Budget defaults (from .ci-guard/config.yml)
| Limit | Default |
|---|
| Retries per job | 2 |
| Retries per PR | 5 |
| Minutes per PR | 90 |
Overrides live in .ci-guard/config.yml (uncomment lines to change).
GitHub Actions wiring (optional)
If the user asks to wire ci-guard into the workflow, add two steps to the test workflow YAML.
Record failures to the ledger (paste into any test job, if: always()):
- name: Update flaky ledger
if: always()
run: |
python3 .ci-guard/scripts/flaky_ledger.py record-failure \
--test "${TEST_ID}" --sha "${{ github.sha }}" --run-id "${{ github.run_id }}" || true
Warn on quarantine candidates (add as a required status check):
- name: Quarantine guard
run: |
candidates=$(python3 .ci-guard/scripts/flaky_ledger.py quarantine-candidates)

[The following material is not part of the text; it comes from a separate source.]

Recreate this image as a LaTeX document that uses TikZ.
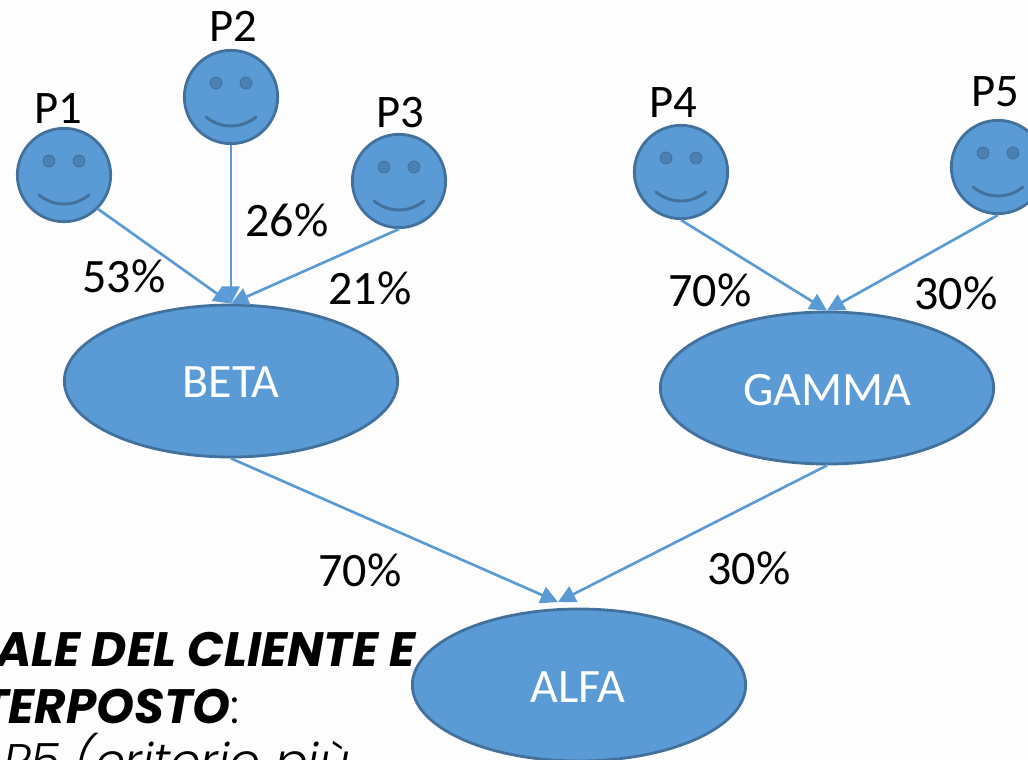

if [ -n "$(echo "$candidates" | jq -r '.[]' 2>/dev/null)" ]; then
echo "::warning::Quarantine candidates exist; review before merging."
echo "$candidates"
fi
When recommending the wiring, always show both steps together and remind the user to replace ${TEST_ID} with the actual test identifier their framework exposes.